An embedding converts text into a point on a high-dimensional map. Things with similar meaning land near each other; unrelated things land far apart. That's the whole trick — and it's what makes semantic search possible.
~ related meanings cluster together; unrelated meanings spread apart ~
What this mental model unlocks
Why semantic search works
When you embed "what food is good for puppies?", the query lands near "dog" and "kitten" on the map — not because of keyword overlap ("puppies" isn't in those words), but because the meaning is close. The vector store returns the nearest points. No keywords required. That's the whole magic.
Why hybrid search exists
Pure vector search is amazing for meaning, but blind to specifics. A query for "error ECONNREFUSED" might be matched to vaguely similar "connection problem" documents — and miss the one that literally contains the error code. BM25 (keyword) fills that gap. Pattern 2: Advanced RAG runs both in parallel.

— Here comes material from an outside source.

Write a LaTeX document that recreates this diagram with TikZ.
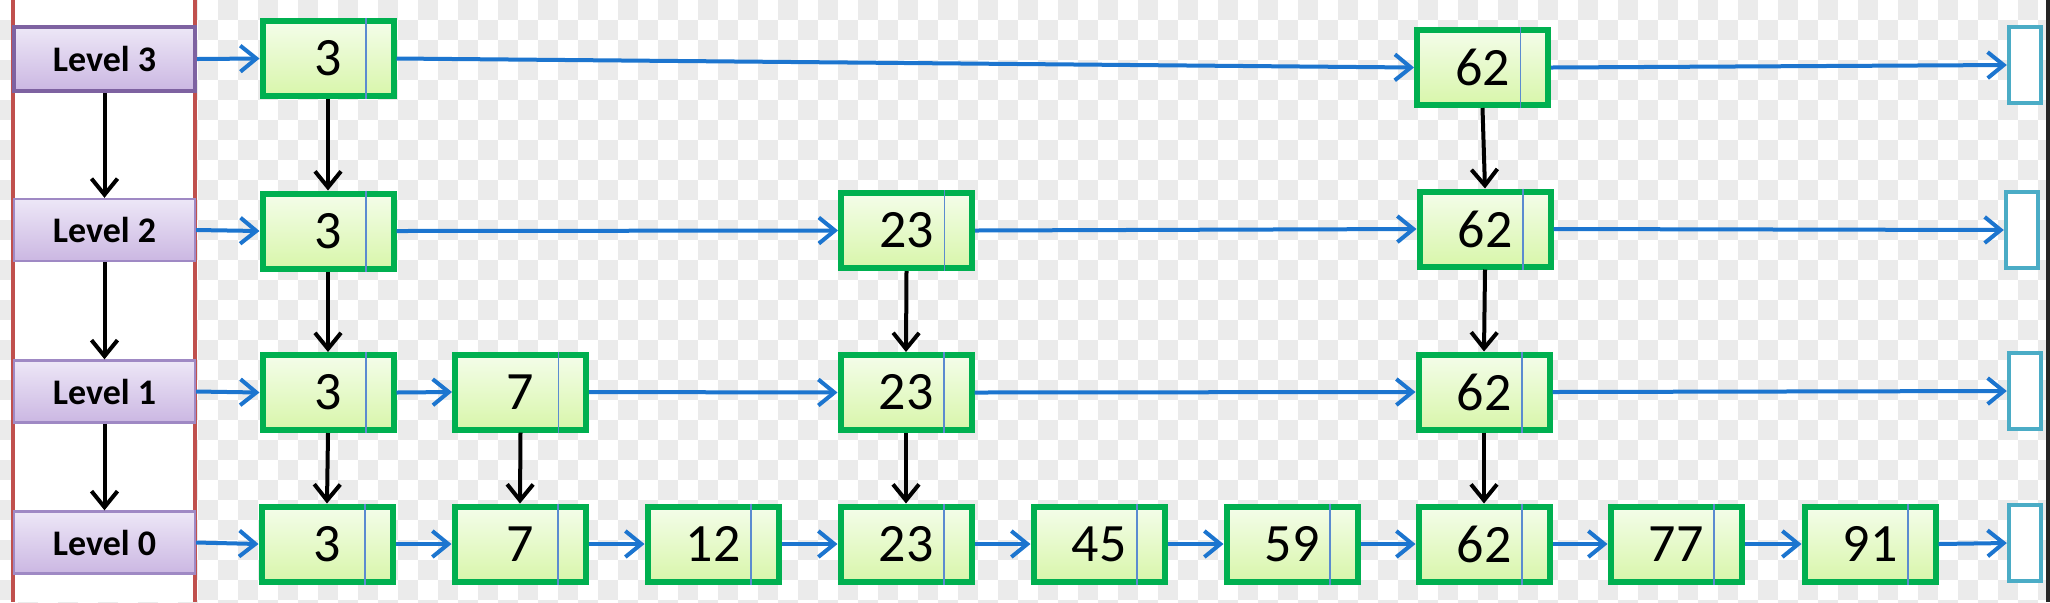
\documentclass[tikz,border=0pt]{standalone}
\usepackage{fontspec}
\setmainfont{Carlito}
\usetikzlibrary{arrows.meta}
\definecolor{checkgray}{HTML}{EBEBEB}
\definecolor{redline}{HTML}{C0504D}
\definecolor{nodegreen}{HTML}{00B050}
\definecolor{ntop}{HTML}{F4FDEA}
\definecolor{nbot}{HTML}{D8F6AA}
\definecolor{divblue}{HTML}{5B8BD0}
\definecolor{linkblue}{HTML}{1C75CF}
\definecolor{niblue}{HTML}{4BACC6}
\definecolor{ltop}{HTML}{EDE7F7}
\definecolor{lbot}{HTML}{CBB7E2}
\definecolor{lborder}{HTML}{9F89C4}
\definecolor{lborderdark}{HTML}{7E62A1}
\tikzset{
  cell/.style={draw=nodegreen, line width=3pt, minimum width=65.5pt, minimum height=37.5pt,
    inner sep=0pt, top color=ntop, bottom color=nbot, font=\fontsize{27}{27}\selectfont},
  divider/.style={draw=divblue, line width=0.8pt},
  lvl/.style={draw=lborder, line width=1.2pt, minimum width=90.5pt, minimum height=31pt,
    inner sep=0pt, top color=ltop, bottom color=lbot, font=\bfseries\fontsize{18}{18}\selectfont},
  lvltop/.style={lvl, draw=lborderdark, line width=2.2pt, minimum height=32pt},
  nilbox/.style={draw=niblue, line width=2.2pt, fill=white, minimum width=16pt, minimum height=38pt, inner sep=0pt},
  link/.style={draw=linkblue, line width=2pt, -{Straight Barb[length=8pt,width=13pt]}},
  downlink/.style={draw=black, line width=2pt, -{Straight Barb[length=8pt,width=13pt]}},
}
\newcommand\cellnode[3]{%
  \node[cell] (#1) at (#2) {#3};
  \draw[divider] ([xshift=19pt]#1.north) -- ([xshift=19pt]#1.south);}
\begin{document}
\begin{tikzpicture}[x=0.5pt,y=-0.5pt]
\useasboundingbox (0,0) rectangle (2050,602);
% checkerboard background
\fill[white] (0,0) rectangle (2050,602);
\foreach \i in {0,...,103}{%
  \foreach \j in {0,...,30}{%
    \pgfmathtruncatemacro\k{\i+\j}%
    \ifodd\k \fill[checkgray] (\i*20-2,\j*20) rectangle ++(20,20);\fi
  }}
\fill[white] (13,0) rectangle (195,602);
\draw[redline, line width=2pt] (13,0) -- (13,602);
\draw[redline, line width=2pt] (195,0) -- (195,602);
\fill[black!85] (2046,0) rectangle (2050,602);

% level boxes
\node[lvltop] (L3) at (104.5,59) {Level 3};
\node[lvl] (L2) at (104.5,230) {Level 2};
\node[lvl] (L1) at (104.5,391.5) {Level 1};
\node[lvl] (L0) at (104.5,542.5) {Level 0};

% row 3
\cellnode{a3}{328,58.5}{3}
\cellnode{a62}{1482.5,67.5}{62}
\node[nilbox] (anil) at (2025,65) {};
% row 2
\cellnode{b3}{328,231}{3}
\cellnode{b23}{906.5,230.5}{23}
\cellnode{b62}{1485,229}{62}
\node[nilbox] (bnil) at (2022,230) {};
% row 1
\cellnode{c3}{328,392.5}{3}
\cellnode{c7}{520.5,392}{7}
\cellnode{c23}{906,392.5}{23}
\cellnode{c62}{1484,392}{62}
\node[nilbox] (cnil) at (2025,391) {};
% row 0
\cellnode{d3}{327,544}{3}
\cellnode{d7}{520,544}{7}
\cellnode{d12}{713,544}{12}
\cellnode{d23}{906,544}{23}
\cellnode{d45}{1099,544}{45}
\cellnode{d59}{1292,544}{59}
\cellnode{d62}{1484,544}{62}
\cellnode{d77}{1676,544}{77}
\cellnode{d91}{1870,544}{91}
\node[nilbox] (dnil) at (2025,543) {};

% horizontal links
\draw[link] (L3.east) -- (a3.west);
\draw[link] (a3.east) -- (a62.west);
\draw[link] (a62.east) -- (anil.west);

\draw[link] (L2.east) -- (b3.west);
\draw[link] (b3.east) -- (b23.west);
\draw[link] (b23.east) -- (b62.west);
\draw[link] (b62.east) -- (bnil.west);

\draw[link] (L1.east) -- (c3.west);
\draw[link] (c3.east) -- (c7.west);
\draw[link] (c7.east) -- (c23.west);
\draw[link] (c23.east) -- (c62.west);
\draw[link] (c62.east) -- (cnil.west);

\draw[link] (L0.east) -- (d3.west);
\draw[link] (d3.east) -- (d7.west);
\draw[link] (d7.east) -- (d12.west);
\draw[link] (d12.east) -- (d23.west);
\draw[link] (d23.east) -- (d45.west);
\draw[link] (d45.east) -- (d59.west);
\draw[link] (d59.east) -- (d62.west);
\draw[link] (d62.east) -- (d77.west);
\draw[link] (d77.east) -- (d91.west);
\draw[link] (d91.east) -- (dnil.west);

% vertical links
\draw[downlink] (L3.south) -- (L2.north);
\draw[downlink] (L2.south) -- (L1.north);
\draw[downlink] (L1.south) -- (L0.north);

\draw[downlink] (a3.south) -- (b3.north);
\draw[downlink] (b3.south) -- (c3.north);
\draw[downlink] (c3.south) -- (d3.north);
\draw[downlink] (c7.south) -- (d7.north);
\draw[downlink] (b23.south) -- (c23.north);
\draw[downlink] (c23.south) -- (d23.north);
\draw[downlink] (a62.south) -- (b62.north);
\draw[downlink] (b62.south) -- (c62.north);
\draw[downlink] (c62.south) -- (d62.north);
\end{tikzpicture}
\end{document}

Why you can't mix embedding models
Every embedding model builds its own map. A query embedded by Titan lives in one coordinate system. A chunk embedded by Cohere lives in a different one. Distances between them are meaningless — same numbers, different maps. You must use the same embedding model for queries and chunks. If you change models, you re-embed everything.
Exam angle
Watch for questions about why retrieval quality dropped after a change. If the answer says "we updated the embedding model but didn't re-index the corpus," that's the bug — old chunks live on map A, new queries land on map B. When a stem mentions "embedding mismatch" or "model version drift," that's the concept being tested.
The cosine similarity bit
Distance between points isn't always Euclidean. Most vector databases use cosine similarity — the angle between vectors rather than raw distance. Two points can be far apart in raw coordinates but pointing in the same direction (semantically similar). Most of the time you don't need to care; it's just how the math gets done under the hood.